Cert: PG;
Duration: 106 min;
Dir: Steven Spielberg;
Starring: Jamie Bell, Andy Serkis, Daniel Craig, Simon Pegg, Nick Frost
Review:
The Adventures Of Tintin: The Secret Of The Unicorn (actually a mishmash of Unicorn and The Crab With The Golden Claws, with dashes of Red Rackham's Treasure and other Hergé works thrown in) is a perfectly decent animated adventure, comparable to the better output of DreamWorks if perhaps not Pixar.

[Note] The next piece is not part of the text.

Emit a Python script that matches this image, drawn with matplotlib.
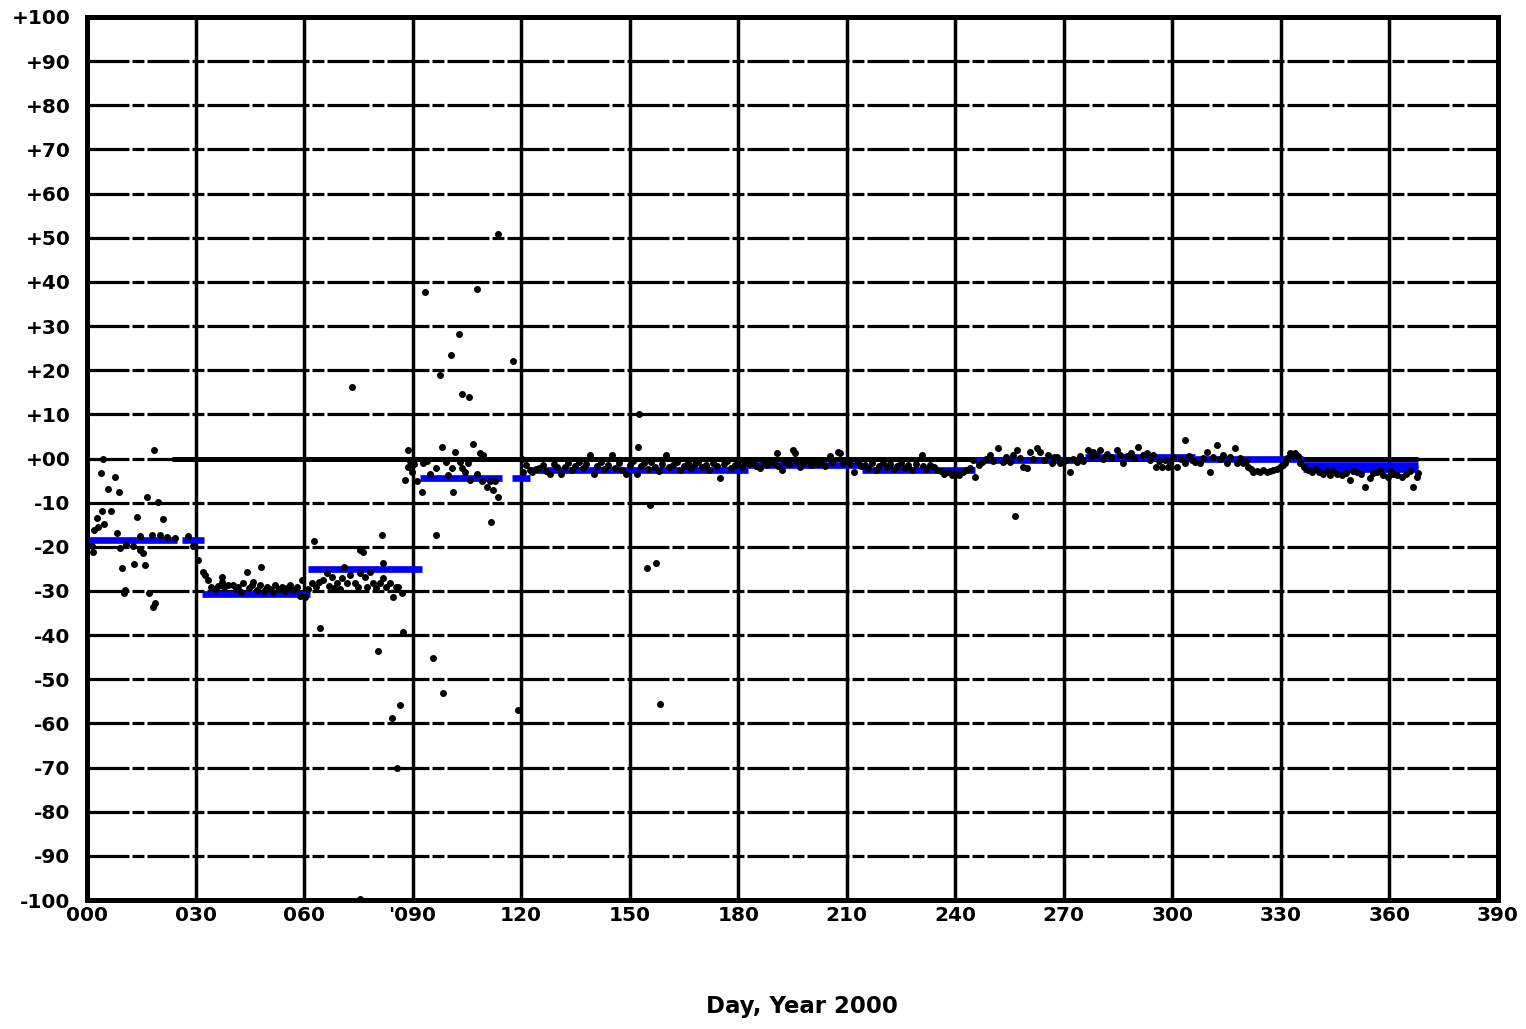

Using The Secret Of The Unicorn's hunt for three scrolls as its starting point, the film hares from the cobbled streets of ... well, wherever it is Tintin lives, to the fictional Moroccan port of Bagghar and back, via the high seas and the Sahara desert, without ever pausing for breath. Hot on the tail of the young reporter and his faithful (and very well-animated) dog Snowy, is Sakharine (Daniel Craig), whose role has been expanded here from model ship-collecting oddball to ruthless international crook.
While Tintin's breakneck pace is totally at odds with the spellbinding logic of Hergé's books and the irresistible bounce and flow of Spielberg's own Indiana Jones movies, it often works in the film's favour. A terrific motorbike chase through a Moroccan marketplace, presented in one impossible, continuous take, should impress the stuffiest 3D refuseniks and capture even the shortest attention spans. Likewise, an hallucinatory sequence that brings galleons crashing through the moonlit Saharan dunes is pure blockbusting spectacle.